On Jan 23, 2012, at 9:46 PM, Yuri Pompeu wrote:

> Hello Everyone,
> I want to play around with some coding/programming. Just simple calculations 
> from an input PDB file, B factors averages, occupancies, molecular weight, so 
> forth...
> What should I use python,C++, visual basic?
> thanks

Python is the most practical. Here is a simple python program:

print "Hello World"

Feel the power.

Python can be that simple or can be arbitrarily complex, nuanced, or abstract. 
You can write entire applications in python or small utilities.
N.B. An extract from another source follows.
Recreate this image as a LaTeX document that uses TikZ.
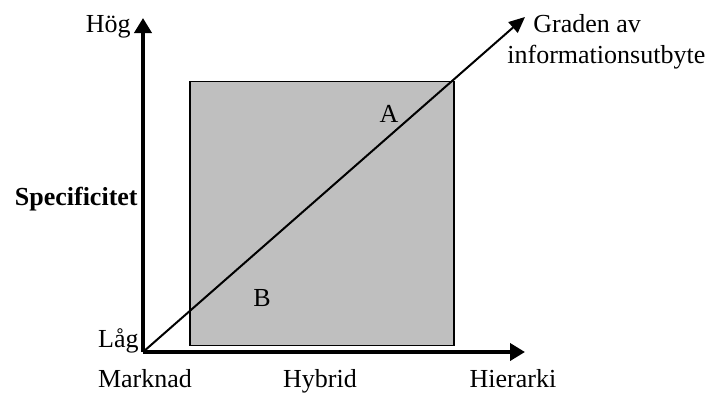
\documentclass[tikz,border=0pt]{standalone}
\usepackage{fontspec}
\setmainfont{Liberation Serif}
\usetikzlibrary{arrows.meta,positioning,calc}

\begin{document}
\begin{tikzpicture}[x=0.5pt,y=0.5pt,font=\fontsize{13}{15.6}\selectfont,
  axis/.style={line width=2pt,-{Triangle[length=7.5pt,width=8.5pt]}},
  lbl/.style={inner sep=0pt,anchor=base}]
\useasboundingbox (0,0) rectangle (710,392);
\coordinate (o) at (143,40);
\coordinate (ytop) at (143,374);
\coordinate (xend) at (525,40);
\coordinate (g) at (525,375);
\node[draw,line width=0.75pt,fill=black!25,minimum width=132pt,minimum height=132pt,anchor=south west,inner sep=0pt] (box) at (189,46) {};
\draw[axis] (o)--(ytop);\draw[axis] (o)--(xend);
\draw[line width=1pt,-{Triangle[length=8pt,width=7pt]}] (o)--(g);
\node[lbl,anchor=base east] (hog) at (131,359) {Hög};
\node[lbl,anchor=base east] (lag) at (139,45) {Låg};
\node[lbl,anchor=base east,font=\fontsize{13}{15.6}\selectfont\bfseries] (spec) at (138,187) {Specificitet};
\node[lbl] (mark) at (145,5) {Marknad};
\node[lbl] (hyb) at (320,5) {Hybrid};
\node[lbl] (hier) at (513,5) {Hierarki};
\node[lbl,anchor=base west] (grad) at (533,359) {Graden av};
\node[lbl,anchor=base west] (info) at (507,329) {informationsutbyte};
\node[lbl] (a) at (389,270) {A};
\node[lbl] (b) at (262,86) {B};
\end{tikzpicture}
\end{document}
If you practice 
good habits, you will begin building reusable libraries from day one, saving 
time over the long haul.

STAY AWAY from proprietary nonsense like visual basic and from languages that 
do not facilitate reusability, like perl or other 1980's era shell languages. 
You will find yourself porting or abandoning your code, which is not a good use 
of your time.

I also do not recommend overweight languages like java, which create "programs" 
that never seem to deploy correctly and take about 5 times more code to create 
than should be necessary. Here's the java "Hello World":


class HelloWorldApp {
    public static void main(String[] args) {
        System.out.println("Hello World!"); // Display the string.
    }
}


Public static void main? Don't bother.

And python can be VERY fast for calculations if you use free and popular 
libraries like numpy and scipy. These librares are wrappers around optimized 
fortran and C libraries that you will never have to use directly.

I recommend staying away from very low level languages like C or fortran, too. 
It is good to know these languages, but not so good to use them. Your 
creativity should go towards implementing cool ideas and should not be 
squandered on plugging memory leaks. It's better to use high level languages 
that leverage your time most effectively.